Karpa Barchha is a broad spear with a blade fashioned in the style of the palm of the human hand. History records two occasions when it was used. Frst, it was used by the youthful Guru Gobind Singh on the occasion of his wedding at a place about 20 km to the north of Anandpur Sahib known as Guru - ke - Lahore. The Guru chose this beautiful spot, rich in natural hill scenery, for the celeberation since he did not like to travel all the way to Lahore, the provincial capital of the Mughals. It was reported to him that there was scarcity of fresh drinking water for the people who was in prime of youth, came riding and pierced a rock thrice with this spear. Three streams of water gushed forth. They have been flowing ever since with their sweet and sparkling waters, adding to the picturesque charm of the surroundings. This spear was used again during the siege of Anandpur Sahib.

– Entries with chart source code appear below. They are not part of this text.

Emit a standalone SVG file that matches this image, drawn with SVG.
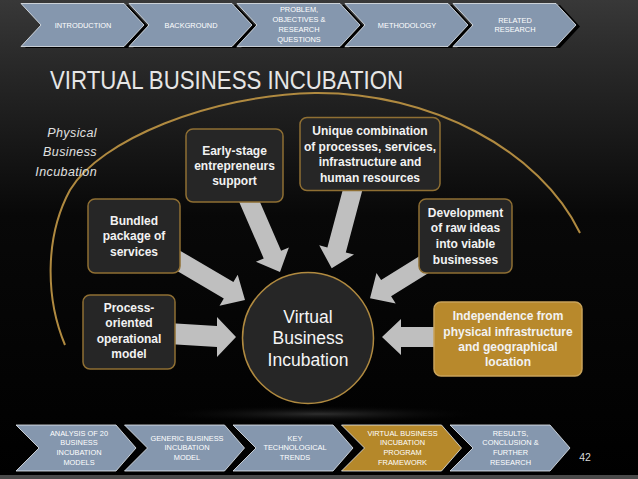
<svg xmlns="http://www.w3.org/2000/svg" width="638" height="479" viewBox="0 0 638 479">
<defs>
<linearGradient id="bg" x1="0" y1="0" x2="0" y2="1">
<stop offset="0" stop-color="#383838"/>
<stop offset="0.12" stop-color="#2a2a2a"/>
<stop offset="0.45" stop-color="#080808"/>
<stop offset="1" stop-color="#000"/>
</linearGradient>
<radialGradient id="glow" cx="0.5" cy="0.5" r="0.5">
<stop offset="0" stop-color="#2e2e2e"/>
<stop offset="1" stop-color="#000" stop-opacity="0"/>
</radialGradient>
</defs>
<style>
.chev{fill:#8597ae;stroke:#e8edf2;stroke-width:0.8}
.chevg{fill:#b5882a;stroke:#e8edf2;stroke-width:0.8}
.shadow{fill:#000}
.ct{font-family:"Liberation Sans",Arial,sans-serif;font-size:7.4px;fill:#fff;text-anchor:middle}
.box{fill:#262626;stroke:#8f6f33;stroke-width:1.5}
.gbox{fill:#b8892c;stroke:#c9a35a;stroke-width:1.5}
.bt{font-family:"Liberation Sans",Arial,sans-serif;font-size:12px;font-weight:bold;fill:#f2f2f2;text-anchor:middle}
.arr{fill:#bfbfbf}
.ring{fill:#262626;stroke:#b08a40;stroke-width:1.5}
.circt{font-family:"Liberation Sans",Arial,sans-serif;font-size:17.5px;fill:#f5f5f5;text-anchor:middle}
</style>
<rect width="638" height="479" fill="url(#bg)"/>
<ellipse cx="320" cy="414" rx="170" ry="9" fill="url(#glow)"/>
<rect x="0" y="475" width="638" height="4" fill="#4a4a4a"/>

<g id="top-nav">
<polygon class="shadow" points="25,5 128,5 148,26.5 128,48 25,48 45,26.5"/>
<polygon class="shadow" points="133,5 236,5 256,26.5 236,48 133,48 153,26.5"/>
<polygon class="shadow" points="241,5 344,5 364,26.5 344,48 241,48 261,26.5"/>
<polygon class="shadow" points="349,5 452,5 472,26.5 452,48 349,48 369,26.5"/>
<polygon class="shadow" points="457,5 560,5 580,26.5 560,48 457,48 477,26.5"/>
<polygon class="chev" points="21,3.5 124,3.5 144,25 124,46.5 21,46.5 41,25"/>
<polygon class="chev" points="129,3.5 232,3.5 252,25 232,46.5 129,46.5 149,25"/>
<polygon class="chev" points="237,3.5 340,3.5 360,25 340,46.5 237,46.5 257,25"/>
<polygon class="chev" points="345,3.5 448,3.5 468,25 448,46.5 345,46.5 365,25"/>
<polygon class="chev" points="453,3.5 556,3.5 576,25 556,46.5 453,46.5 473,25"/>
<text class="ct" x="83" y="27.7">INTRODUCTION</text>
<text class="ct" x="191" y="27.7">BACKGROUND</text>
<text class="ct" x="299"><tspan x="299" y="11.5">PROBLEM,</tspan><tspan x="299" y="21.7">OBJECTIVES &amp;</tspan><tspan x="299" y="32">RESEARCH</tspan><tspan x="299" y="42.2">QUESTIONS</tspan></text>
<text class="ct" x="407" y="27.7">METHODOLOGY</text>
<text class="ct" x="515"><tspan x="515" y="22.7">RELATED</tspan><tspan x="515" y="32">RESEARCH</tspan></text>
</g>

<text id="title" x="50" y="89" font-family="'Liberation Sans',Arial,sans-serif" font-size="25" fill="#e6e6e6" textLength="353" lengthAdjust="spacingAndGlyphs">VIRTUAL BUSINESS INCUBATION</text>

<g id="physical-arc">
<path d="M65,345 C46,300 44,238 70,190 C100,140 210,95 315,93 C430,92 540,150 580,233" fill="none" stroke="#b08a40" stroke-width="2"/>
<text font-family="'Liberation Sans',Arial,sans-serif" font-size="12.5" font-style="italic" fill="#e0e0e0" text-anchor="end" letter-spacing="0.4"><tspan x="97" y="136.5">Physical</tspan><tspan x="97" y="155.5">Business</tspan><tspan x="97" y="175.5">Incubation</tspan></text>
</g>

<g id="connectors">
<polygon class="arr" points="255.5,191.8 281.1,250.8 288.9,247.4 280,272 255.9,261.8 263.7,258.4 238.1,199.4"/>
<polygon class="arr" points="363.8,184.7 345.8,252.4 354,254.6 331.7,268.3 319.2,245.3 327.4,247.5 345.4,179.9"/>
<polygon class="arr" points="177.9,249.4 233.4,282.1 237.7,274.8 245,300 219.5,305.8 223.8,298.5 168.3,265.8"/>
<polygon class="arr" points="439.8,265.9 391.1,296.3 395.7,303.5 370,298.3 376.5,272.9 381.1,280.1 429.8,249.7"/>
<polygon class="arr" points="168,323 217,326 217,317 236,337 217,357 217,347 168,344"/>
<polygon class="arr" points="445,327 401,327 401,319 382,337 401,355 401,347 445,347"/>
</g>

<g id="node-early">
<rect class="box" x="186" y="129" width="97" height="73" rx="7"/>
<text class="bt"><tspan x="234.5" y="155">Early-stage</tspan><tspan x="234.5" y="170">entrepreneurs</tspan><tspan x="234.5" y="185">support</tspan></text>
</g>
<g id="node-bundled">
<rect class="box" x="88" y="199" width="92" height="74" rx="7"/>
<text class="bt"><tspan x="134" y="225">Bundled</tspan><tspan x="134" y="240">package of</tspan><tspan x="134" y="256">services</tspan></text>
</g>
<g id="node-unique">
<rect class="box" x="300" y="117.5" width="140" height="73" rx="7"/>
<text class="bt"><tspan x="370" y="135">Unique combination</tspan><tspan x="370" y="151">of processes, services,</tspan><tspan x="370" y="166">infrastructure and</tspan><tspan x="370" y="181.5">human resources</tspan></text>
</g>
<g id="node-development">
<rect class="box" x="419" y="199" width="93" height="74" rx="7"/>
<text class="bt"><tspan x="465.5" y="216.5">Development</tspan><tspan x="465.5" y="232">of raw ideas</tspan><tspan x="465.5" y="247.5">into viable</tspan><tspan x="465.5" y="263.5">businesses</tspan></text>
</g>
<g id="node-process">
<rect class="box" x="83" y="295" width="92" height="74" rx="7"/>
<text class="bt"><tspan x="129" y="312">Process-</tspan><tspan x="129" y="327">oriented</tspan><tspan x="129" y="342.5">operational</tspan><tspan x="129" y="358">model</tspan></text>
</g>
<g id="node-independence">
<rect class="gbox" x="434" y="302" width="148" height="74" rx="7"/>
<text class="bt"><tspan x="508" y="320">Independence from</tspan><tspan x="508" y="335.5">physical infrastructure</tspan><tspan x="508" y="351">and geographical</tspan><tspan x="508" y="365.5">location</tspan></text>
</g>
<g id="node-vbi">
<circle class="ring" cx="308" cy="338" r="65.5"/>
<text class="circt"><tspan x="308" y="323">Virtual</tspan><tspan x="308" y="344">Business</tspan><tspan x="308" y="366">Incubation</tspan></text>
</g>

<g id="bottom-nav">
<polygon class="chev" points="16,425 116,425 136,448 116,471 16,471 39,448"/>
<polygon class="chev" points="124.5,425 224.5,425 244.5,448 224.5,471 124.5,471 147.5,448"/>
<polygon class="chev" points="233,425 333,425 353,448 333,471 233,471 256,448"/>
<polygon class="chevg" points="341.5,425 441.5,425 461.5,448 441.5,471 341.5,471 364.5,448"/>
<polygon class="chev" points="450,425 550,425 570,448 550,471 450,471 473,448"/>
<text class="ct"><tspan x="79" y="435.7">ANALYSIS OF 20</tspan><tspan x="79" y="445.4">BUSINESS</tspan><tspan x="79" y="455">INCUBATION</tspan><tspan x="79" y="464.7">MODELS</tspan></text>
<text class="ct"><tspan x="187" y="441.2">GENERIC BUSINESS</tspan><tspan x="187" y="450.4">INCUBATION</tspan><tspan x="187" y="459.9">MODEL</tspan></text>
<text class="ct"><tspan x="295" y="441.2">KEY</tspan><tspan x="295" y="450.4">TECHNOLOGICAL</tspan><tspan x="295" y="459.9">TRENDS</tspan></text>
<text class="ct"><tspan x="402.5" y="435.7">VIRTUAL BUSINESS</tspan><tspan x="402.5" y="445.4">INCUBATION</tspan><tspan x="402.5" y="455">PROGRAM</tspan><tspan x="402.5" y="464.7">FRAMEWORK</tspan></text>
<text class="ct"><tspan x="510.5" y="435.7">RESULTS,</tspan><tspan x="510.5" y="445.4">CONCLUSION &amp;</tspan><tspan x="510.5" y="455">FURTHER</tspan><tspan x="510.5" y="464.7">RESEARCH</tspan></text>
</g>
<text id="page-number" x="585" y="461.3" font-family="'Liberation Sans',Arial,sans-serif" font-size="10.5" fill="#d9d9d9" text-anchor="middle">42</text>
</svg>
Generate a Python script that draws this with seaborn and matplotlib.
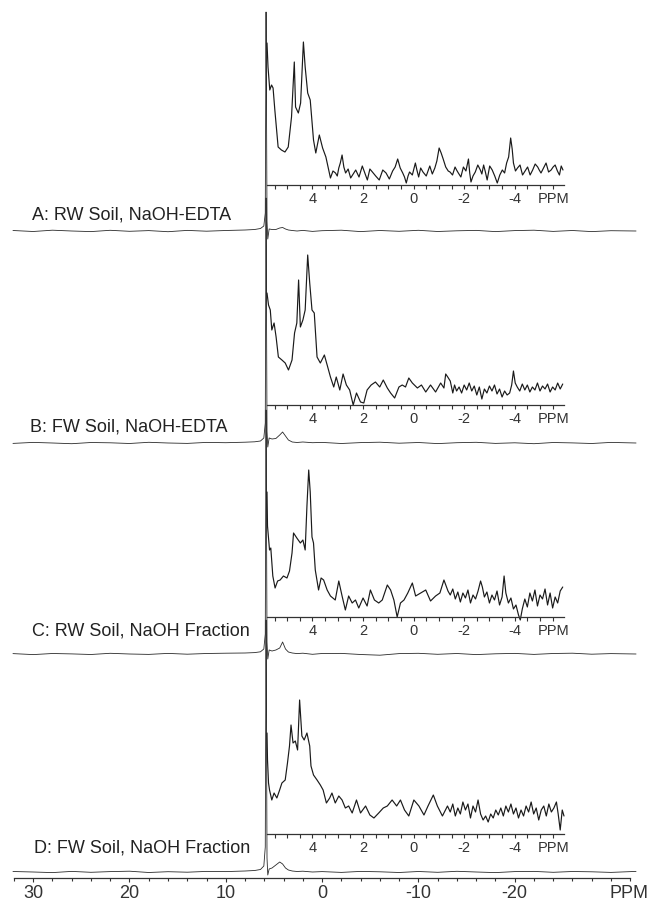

Nagni Barchha is another spear. Its blade is cast in the form of snake. In the battle of Aandpur it was used by Bhai Bachittar Singh, a reputed Sikh warrior. To break open the gates of the Guru's fort, the enemy brought a mighty drunken elephant. Seven plates of steel, one upon the other, covered the forehead of the animal, which was followed by a large number of soldiers. Bhai Bachittar Singh was commissioned by the Guru to fight the elephant. The great warior went forth armed with Nagni Barchha and a sharp steel sword. Riding his horse and standing in stirrups, he pierced with the spear the seven steel plates and wounded the elephant in the forehead. With lightning alacrity he attacked agin and cut the elephant's trunk with a blow of his sword. The wounded beast run back in fury trampling under foot those who were following it. The Nagni Barchha keeps fresh the memory of this brave deed of Bhai Bachittar Singh. Guru Gobind Singh's musket is another precious relic preserved at Anandpur Sahib.
The saif is a double edged broad sword of Arab origin. It is nearly 1300 years old and was used by the Caliphs of Islam in atleast five battles. It bears Arabic inscriptions and was Aurangzeb's property once upon a time. The sord was presented to Guru Gobind Singh by Emperor Bahadhur Shah, the eldest son and successor of Aurangzeb.